Water That Stays Put

Water That Stays Put

The plot and the plumbing

Three raised beds behind the shop carried the same summer experiment: identical water source, identical upstream stack, different delivery layouts. Static pressure at the hose bib was high enough to punish weak connections, so every bed started with the same brass vacuum breaker, fine-mesh filter, and 12 PSI regulator before the water reached the crop rows.

The question was not whether drip irrigation worked. It obviously did. The real question was which layout kept working after heat, replanting, weeding, and the ordinary rough handling that a home garden receives all season.

The layout that stayed

The closed-loop inline-emitter layout won because it tolerated reality better than the cleaner-looking alternatives. Drip tape produced good distribution but hated replants and accidental cuts. Thin spaghetti-line layouts offered precision but multiplied leak points at every barb and stake.

Raised-bed irrigation corner with Y-filter, 12 PSI regulator, and inline emitter tubing returning in a closed loop

The photo above shows the version we kept: a filter and regulator stack that stays accessible, then emitter tubing that loops back instead of dead-ending at the far end of the bed.

Why the loop behaved better

The loop reduced the pressure difference between the first emitters and the last. More importantly, it made field service easier:

  • Flush from one end without dismantling the whole bed.
  • Re-seat one fitting without rebuilding six others.
  • Add or remove a crop row without replacing the entire run.

That matters more than elegance. Garden systems fail at the connection points people touch most often, not in the diagram that looked clean on install day.

The cheap parts that become expensive

The weak links were predictable. Soft barbs, thin washers, and fittings that only partly seated all failed faster once they spent a few hot weeks under pressure. A regulator and filter are not glamorous purchases, but they are the parts that keep the rest of the system calm.
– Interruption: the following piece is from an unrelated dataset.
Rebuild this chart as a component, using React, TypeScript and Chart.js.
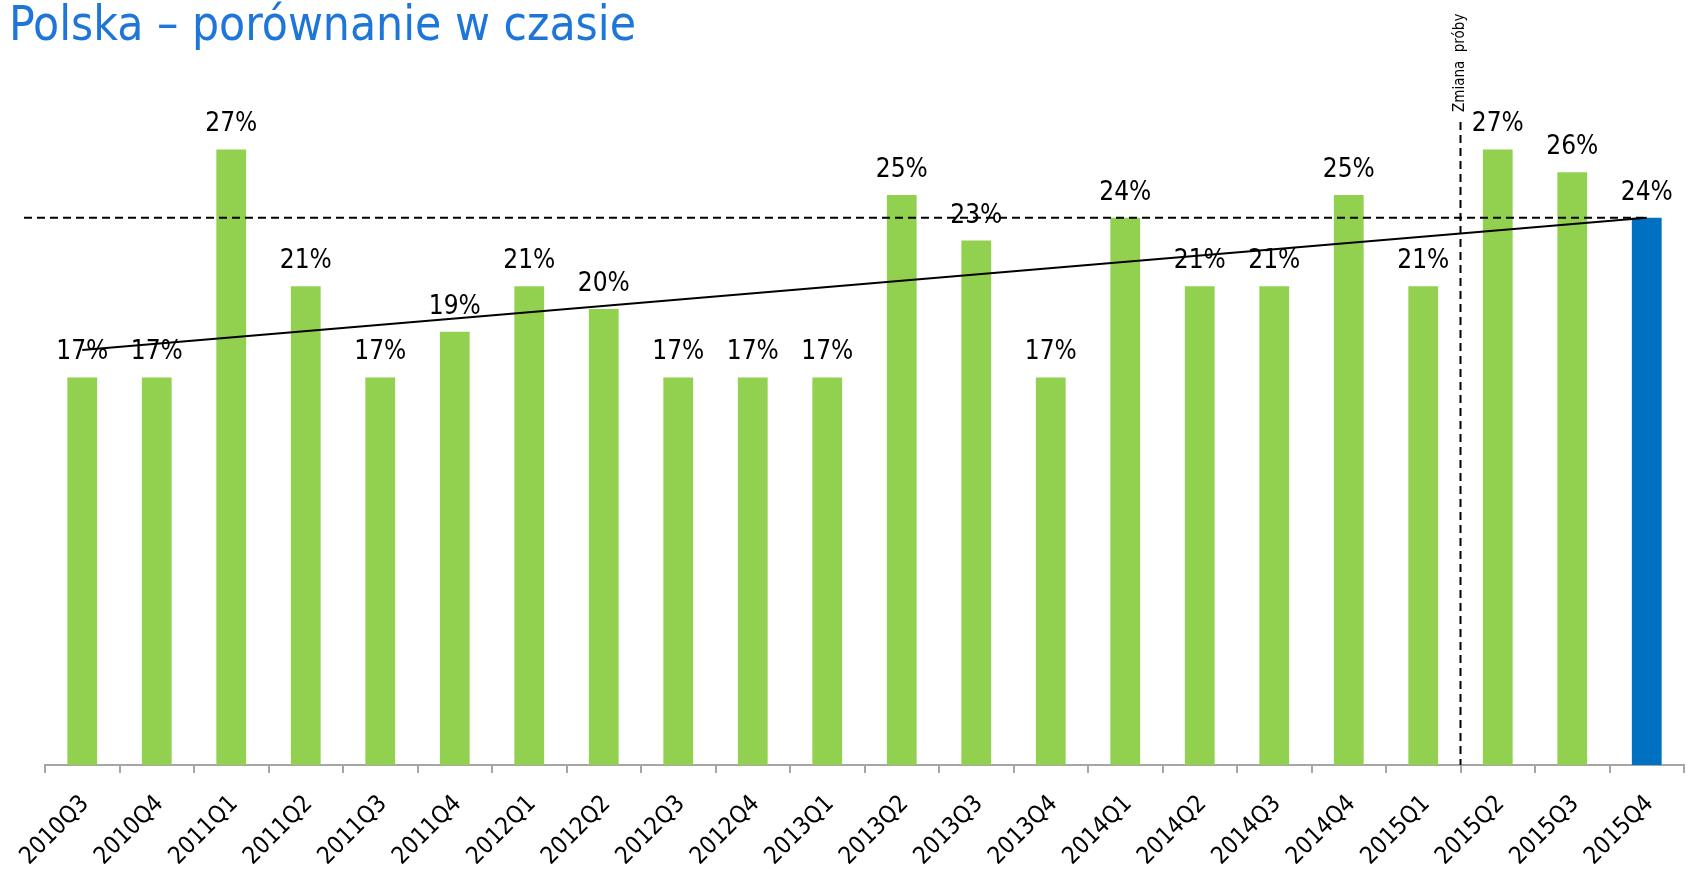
import React, { useEffect, useRef } from 'react';
import { Chart, registerables } from 'chart.js';

Chart.register(...registerables);

const titleText = 'Polska – porównanie w czasie';
const categories = [
  '2010Q3', '2010Q4', '2011Q1', '2011Q2', '2011Q3', '2011Q4',
  '2012Q1', '2012Q2', '2012Q3', '2012Q4', '2013Q1', '2013Q2',
  '2013Q3', '2013Q4', '2014Q1', '2014Q2', '2014Q3', '2014Q4',
  '2015Q1', '2015Q2', '2015Q3', '2015Q4',
];
const values = [17, 17, 27, 21, 17, 19, 21, 20, 17, 17, 17, 25, 23, 17, 24, 21, 21, 25, 21, 27, 26, 24];
const trendStart = 18.2;
const trendEnd = 24.0;
const referenceLevel = 24;
const sampleChangeAfter = '2015Q1';
const sampleChangeLabel = 'Zmiana  próby';

const GREEN = '#92D050';
const BLUE = '#0070C0';
const FONT = '"DejaVu Sans Condensed", "DejaVu Sans", sans-serif';

const overlayPlugin = {
  id: 'overlay',
  afterDatasetsDraw(chart: any) {
    const ctx = chart.ctx;
    const area = chart.chartArea;
    const x = chart.scales.x;
    const y = chart.scales.y;
    const meta = chart.getDatasetMeta(0);
    ctx.save();
    // reference dashed horizontal line
    ctx.strokeStyle = '#000';
    ctx.lineWidth = 2;
    ctx.setLineDash([8, 5]);
    const yRef = y.getPixelForValue(referenceLevel);
    const lastBar = meta.data[meta.data.length - 1];
    ctx.beginPath();
    ctx.moveTo(area.left - 21, yRef);
    ctx.lineTo(lastBar.x, yRef);
    ctx.stroke();
    // vertical sample change line
    const idx = categories.indexOf(sampleChangeAfter);
    const xv = (x.getPixelForValue(idx) + x.getPixelForValue(idx + 1)) / 2;
    ctx.beginPath();
    ctx.moveTo(xv, 122);
    ctx.lineTo(xv, area.bottom);
    ctx.stroke();
    ctx.setLineDash([]);
    // rotated label
    ctx.save();
    ctx.translate(xv, 112);
    ctx.rotate(-Math.PI / 2);
    ctx.font = '15px ' + FONT;
    ctx.fillStyle = '#000';
    ctx.textAlign = 'left';
    ctx.textBaseline = 'middle';
    ctx.fillText(sampleChangeLabel, 0, 0);
    ctx.restore();
    // value labels
    ctx.font = '26px ' + FONT;
    ctx.fillStyle = '#000';
    ctx.textAlign = 'center';
    ctx.textBaseline = 'alphabetic';
    meta.data.forEach((bar: any, i: number) => {
      ctx.fillText(values[i] + '%', bar.x, bar.y - 18);
    });
    ctx.restore();
  },
  afterDraw(chart: any) {
    const ctx = chart.ctx;
    ctx.save();
    ctx.font = '47.5px ' + FONT;
    ctx.fillStyle = '#1F76D9';
    ctx.textAlign = 'left';
    ctx.textBaseline = 'alphabetic';
    ctx.fillText(titleText, 9, 39.5);
    ctx.restore();
  },
};

export default function App() {
  const ref = useRef<HTMLCanvasElement>(null);
  useEffect(() => {
    if (!ref.current) return;
    const chart = new Chart(ref.current, {
      type: 'bar',
      data: {
        labels: categories,
        datasets: [
          {
            type: 'bar',
            data: values,
            backgroundColor: values.map((_, i) => (i === values.length - 1 ? BLUE : GREEN)),
            borderWidth: 0,
            barPercentage: 0.4,
            categoryPercentage: 1,
            order: 2,
          } as any,
          {
            type: 'line',
            data: [
              { x: categories[0], y: trendStart },
              { x: categories[categories.length - 1], y: trendEnd },
            ],
            borderColor: '#000',
            borderWidth: 2,
            pointRadius: 0,
            fill: false,
            order: 1,
          } as any,
        ],
      },
      options: {
        responsive: false,
        animation: false,
        devicePixelRatio: 1,
        layout: { padding: { left: 45, right: 8, top: 81, bottom: 0 } },
        plugins: {
          legend: { display: false },
          title: { display: false },
          tooltip: { enabled: false },
        },
        scales: {
          x: {
            offset: true,
            border: { display: true, color: '#A6A6A6', width: 2 },
            grid: {
              display: true,
              offset: true,
              drawOnChartArea: false,
              drawTicks: true,
              tickLength: 8,
              color: '#A6A6A6',
              lineWidth: 2,
            },
            ticks: {
              autoSkip: false,
              minRotation: 45,
              maxRotation: 45,
              padding: 17,
              labelOffset: 3,
              color: '#000',
              font: { family: FONT, size: 24 },
            },
            afterFit: (scale: any) => {
              scale.height = 104;
            },
          },
          y: {
            display: false,
            min: 0,
            max: 30,
          },
        },
      },
      plugins: [overlayPlugin],
    });
    return () => chart.destroy();
  }, []);
  return (
    <div style={{ position: 'absolute', left: 0, top: 0, width: 1692, height: 869, background: '#fff' }}>
      <canvas ref={ref} width={1692} height={869} />
    </div>
  );
}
The practical rule we kept from the trial was simple: spend money where leaks begin, simplify the number of joints, and make the flush point easy enough that you will actually use it.

The lesson for buyers

Irrigation parts are often sold like categories of interchangeable plastic. They are not. Thread style, tubing size, regulator pressure, and fitting quality all decide whether the system waters the bed or the path beside it.

The best raised-bed layout was not the one with the most adjustable pieces. It was the one that handled a full season of dirt, sunlight, and interruption without demanding a weekly repair ritual.